Myth Busting Monday: “People who get help have it easier.”
Myth:
People who get help have it easier.
This belief shows up in conversations about public benefits, workplace accommodations, and healthcare access — the idea that receiving support makes someone’s situation easier than others.
But support does not eliminate difficulty. It changes how that difficulty is managed.
In most cases, people are seeking or receiving support because something in their life is already difficult — managing illness or disability, navigating financial strain, or responding to changes in housing, work, or caregiving responsibilities.
Support exists within that context. It does not replace it.
Many forms of support also come with limitations, requirements, and tradeoffs. Benefits programs have eligibility rules, income and asset limits, and ongoing reporting requirements. Accommodations adjust access to work, but do not remove underlying health conditions or the effort required to manage them. Healthcare coverage may reduce some costs, while still leaving gaps in access, affordability, or continuity of care.
In practice, receiving support often means navigating additional systems — maintaining eligibility, responding to administrative requirements, and adapting to constraints built into the support itself.
Support can make certain things possible. It can create access where there was none.
But it does not mean that someone’s situation has become easy.
In some cases, the presence of support introduces new forms of complexity.

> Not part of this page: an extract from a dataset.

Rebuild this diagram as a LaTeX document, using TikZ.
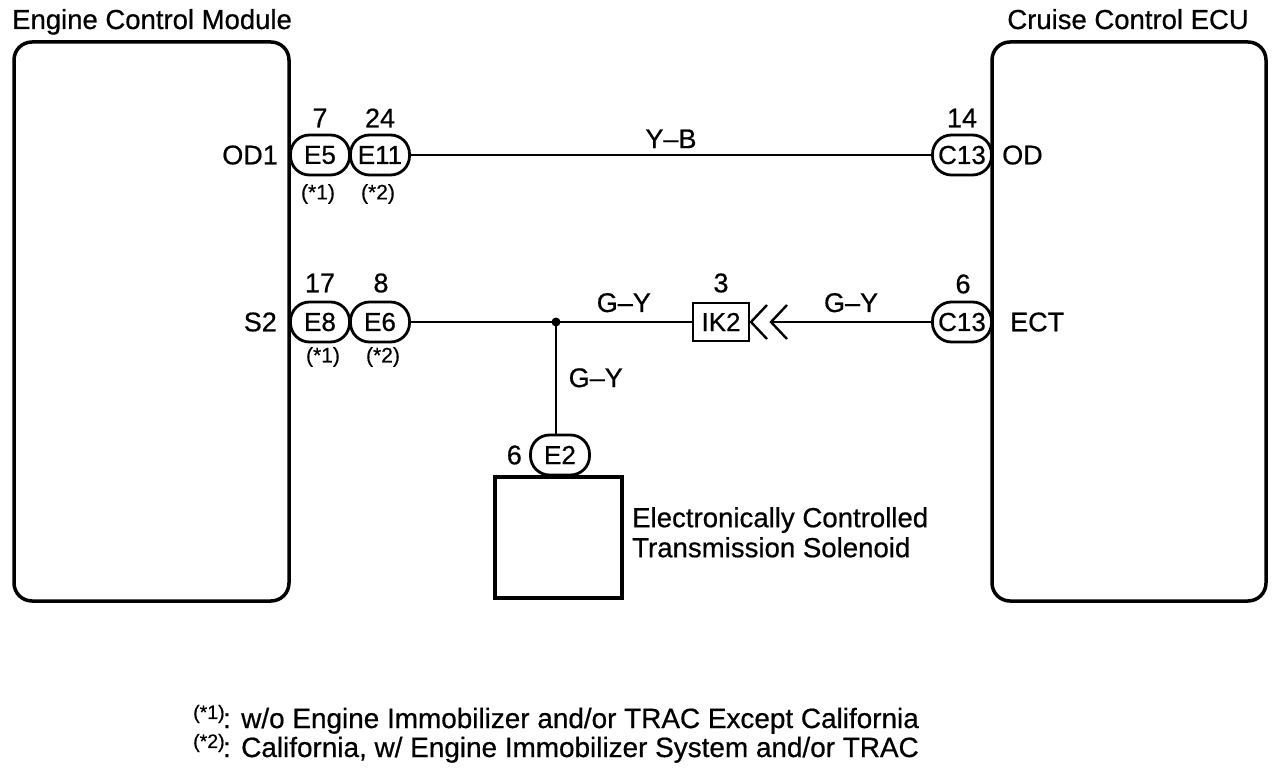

People may have to balance work with eligibility thresholds, manage strict program requirements, or make decisions that prioritize maintaining access over increasing income or flexibility.
The perception that support makes life easier overlooks both the reason support is needed in the first place and the realities of navigating it.
Support is not a shortcut.
It is a tool used within systems that still require effort, navigation, and tradeoffs.
Understanding that distinction matters. It changes how we interpret support, how we talk about people who receive it, and how we design systems that are meant to function in the first place.